# SET EXERCISE:
Retype, exactly as they stand, the lines from the start of the data to the line that contains "minimum width=223pt, minimum", both ends included. Leave the pictures out.

# DATA LINES:

= = = =

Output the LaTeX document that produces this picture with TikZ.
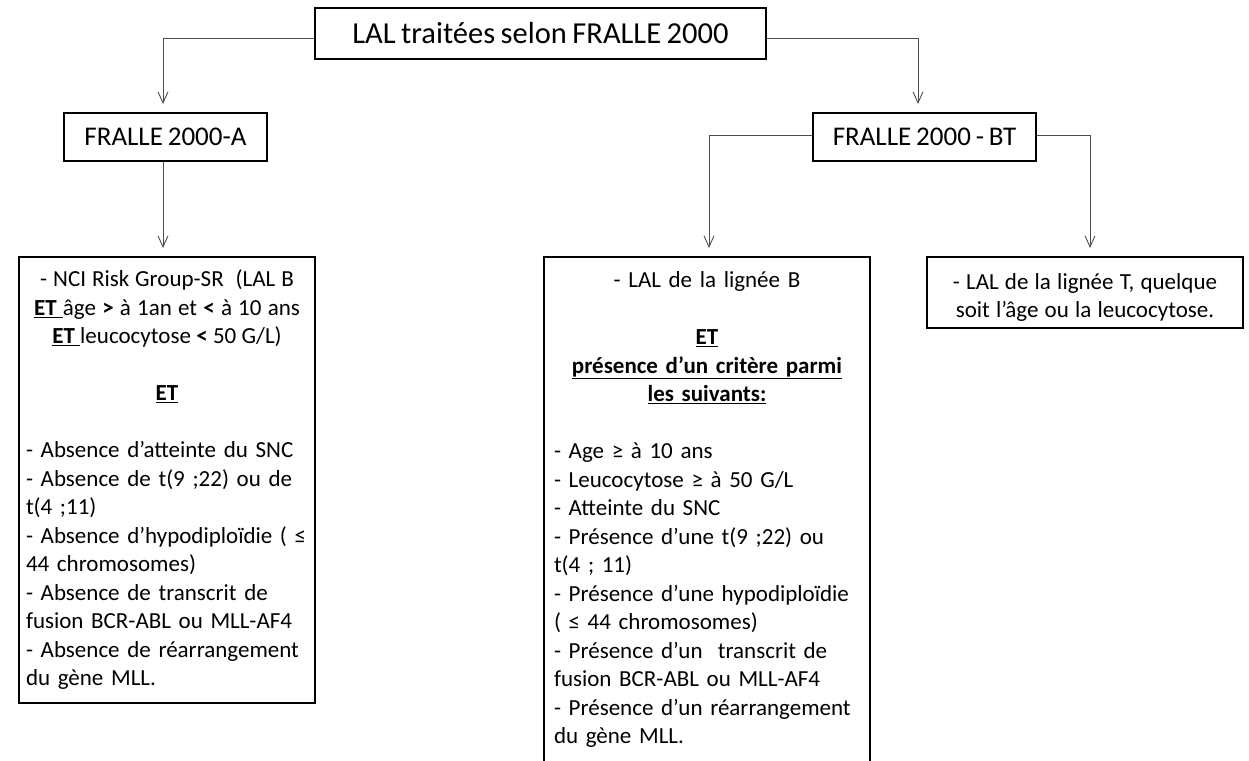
\documentclass[tikz,border=0pt]{standalone}
\usepackage{fontspec}
\setmainfont[WordSpace=0.8]{Carlito}
\usetikzlibrary{arrows.meta}
\setlength{\parindent}{0pt}
\setlength{\parskip}{0pt}
\begin{document}
\begin{tikzpicture}[x=1pt,y=-1pt,
  box/.style={draw=black, line width=2.2pt},
  conn/.style={draw=black!70, line width=0.9pt, -{Straight Barb[length=11pt,width=10pt]}, shorten >=8pt},
  body/.style={font=\fontsize{23}{28.5}\selectfont, align=left}]
\useasboundingbox (0,0) rectangle (1249,760);

\node[box, minimum width=451pt, minimum height=51pt, inner sep=0pt, font=\fontsize{30.5}{36}\selectfont] (top) at (540.5,33.5) {LAL traitées selon FRALLE 2000};
\node[box, minimum width=203pt, minimum height=48pt, inner sep=0pt, font=\fontsize{27}{32}\selectfont] (A) at (165.5,137) {FRALLE 2000-A};
\node[box, minimum width=223pt, minimum height=48pt, inner sep=0pt, font=\fontsize{27}{32}\selectfont] (BT) at (924.5,137) {FRALLE 2000 - BT};

\node[box, body, text width=282pt, inner xsep=7pt, inner ysep=0pt, minimum height=446pt] (sr) at (167,480) {%
{\centering {\spaceskip=0.26em - NCI Risk Group-SR~~(LAL B}\\
{\spaceskip=0.27em \underline{\textbf{ET}~}âge \textbf{>} à 1an et \textbf{<} à 10 ans}\\
{\spaceskip=0.23em \underline{\textbf{ET}~}leucocytose \textbf{<} 50 G/L)}\\[28.5pt]
\underline{\textbf{ET}}\par}
\vspace{28.5pt}
{\raggedright - Absence d’atteinte du SNC\\
- Absence de t(9 ;22) ou de\\
t(4 ;11)\\
- Absence d’hypodiploïdie ( ≤\\
44 chromosomes)\\
- Absence de transcrit de\\
fusion BCR-ABL ou MLL-AF4\\
- Absence de réarrangement\\
du gène MLL.\par}};

\node[box, body, text width=306pt, inner xsep=10pt, inner ysep=0pt, minimum height=505pt] (mid) at (707,509.5) {%
{\centering - LAL de la lignée B\\[28.5pt]
\underline{\textbf{ET}}\\
\underline{\textbf{présence d’un critère parmi}}\\
\underline{\textbf{les suivants:}}\par}
\vspace{28.5pt}
{\raggedright - Age ≥ à 10 ans\\
- Leucocytose ≥ à 50 G/L\\
- Atteinte du SNC\\
- Présence d’une t(9 ;22) ou\\
t(4 ; 11)\\
- Présence d’une hypodiploïdie\\
( ≤ 44 chromosomes)\\
- Présence d’un~~transcrit de\\
fusion BCR-ABL ou MLL-AF4\\
- Présence d’un réarrangement\\
du gène MLL.\par}};

\node[box, body, text width=300pt, inner xsep=8pt, inner ysep=0pt, minimum height=71pt] (rt) at (1085,292.5) {%
{\centering\spaceskip=0.27em\rule{0pt}{26pt}- LAL de la lignée T, quelque\\
soit l’âge ou la leucocytose.\par}};

\draw[conn] ([yshift=-4.5pt]top.west) -| ([xshift=-2.5pt]A.north);
\draw[conn] ([yshift=-4.5pt]top.east) -| ([xshift=-6.5pt]BT.north);
\draw[conn] ([xshift=-2.5pt]A.south) -- ([xshift=-2.5pt]A.south |- sr.north);
\draw[conn] ([yshift=2pt]BT.west) -| ([xshift=2pt]mid.north);
\draw[conn] ([yshift=2pt]BT.east) -| ([xshift=5pt]rt.north);
\end{tikzpicture}
\end{document}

= = = =

# FINAL RESULT:
Output the LaTeX document that produces this picture with TikZ.
\documentclass[tikz,border=0pt]{standalone}
\usepackage{fontspec}
\setmainfont[WordSpace=0.8]{Carlito}
\usetikzlibrary{arrows.meta}
\setlength{\parindent}{0pt}
\setlength{\parskip}{0pt}
\begin{document}
\begin{tikzpicture}[x=1pt,y=-1pt,
  box/.style={draw=black, line width=2.2pt},
  conn/.style={draw=black!70, line width=0.9pt, -{Straight Barb[length=11pt,width=10pt]}, shorten >=8pt},
  body/.style={font=\fontsize{23}{28.5}\selectfont, align=left}]
\useasboundingbox (0,0) rectangle (1249,760);

\node[box, minimum width=451pt, minimum height=51pt, inner sep=0pt, font=\fontsize{30.5}{36}\selectfont] (top) at (540.5,33.5) {LAL traitées selon FRALLE 2000};
\node[box, minimum width=203pt, minimum height=48pt, inner sep=0pt, font=\fontsize{27}{32}\selectfont] (A) at (165.5,137) {FRALLE 2000-A};
\node[box, minimum width=223pt, minimum height=48pt, inner sep=0pt, font=\fontsize{27}{32}\selectfont] (BT) at (924.5,137) {FRALLE 2000 - BT};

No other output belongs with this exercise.